EDIT: I performed the Breslow-Day test for the null hypothesis that the odds ratio is the same across strata, and the p-value was 0.1424.

• Did you not perform the Cochran-Mantel-Haenszel test precisely because the evidence for an odds ratio different from one might be weak for each stratum considered individually, but strong for all considered together? Feb 28, 2014 at 21:32
• I performed CMH because I wanted a single, unified answer, and I wanted to make sure that the effect observed between A and B was not due to C. Am I on the right track? Should I report the statistics for individual strata? Feb 28, 2014 at 22:24

The CMH test tells you that the odds ratio between A and B, adjusting for C, is different from one. It returns a weighted average of the stratum-specific odds ratios, so if these are $<1$ in some strata and $>1$ in others, they could cancel out and erroneously tell you there is no association between A and B. So we must test whether it is reasonable to assume that the odds ratios are equal (at the population level) across all the levels of C. The Breslow-Day test of interaction does exactly this, with the null hypothesis that all strata have the same odds ratio, which need not be equal to one. This test is implemented in the EpiR R package. The Breslow-Day p value of .14 means we can make this assumption, so the adjusted odds ratio is legitimate.
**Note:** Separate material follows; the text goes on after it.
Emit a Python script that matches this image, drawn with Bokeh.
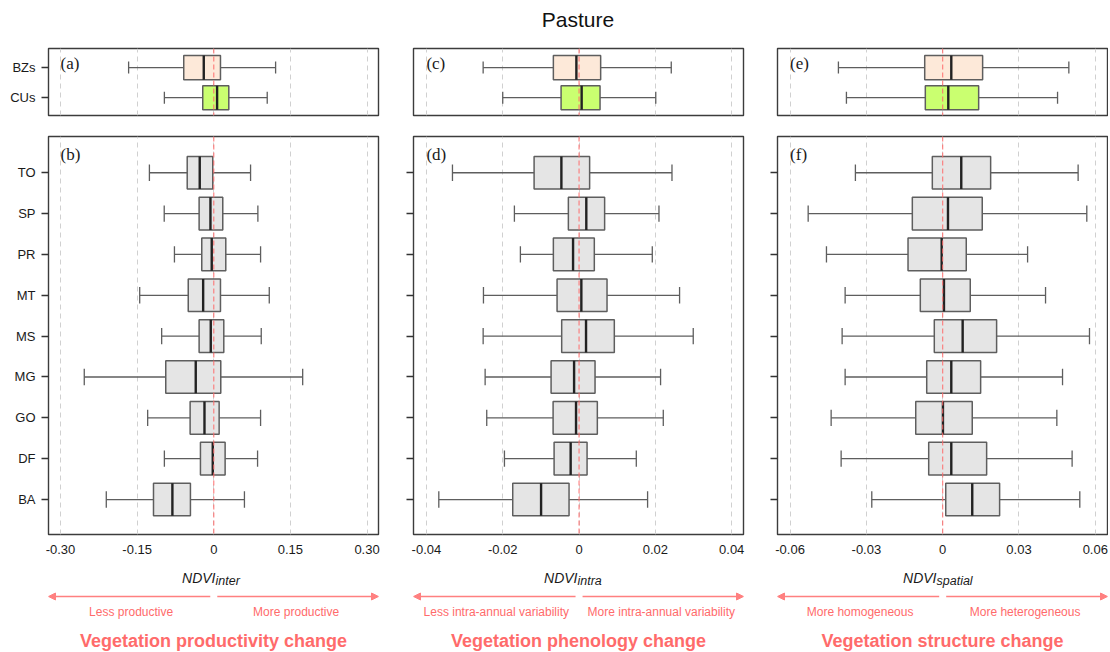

But this doesn't help us decide between CMH and Fisher's exact (or Pearson's $\chi^2$) tests. If the Breslow-Day test was significant, you would need to report stratum-specific odds ratios. Since it's not, you need to ask whether it's necessary to adjust for C. Does C "confound" the association between A and B? The heuristic I learned (not a statistical test) was to check whether the proportional difference between the unadjusted and adjusted odds ratios is more than 10%. Here, $\frac{1.75-1.56}{1.75}=0.108$ so CMH is appropriate.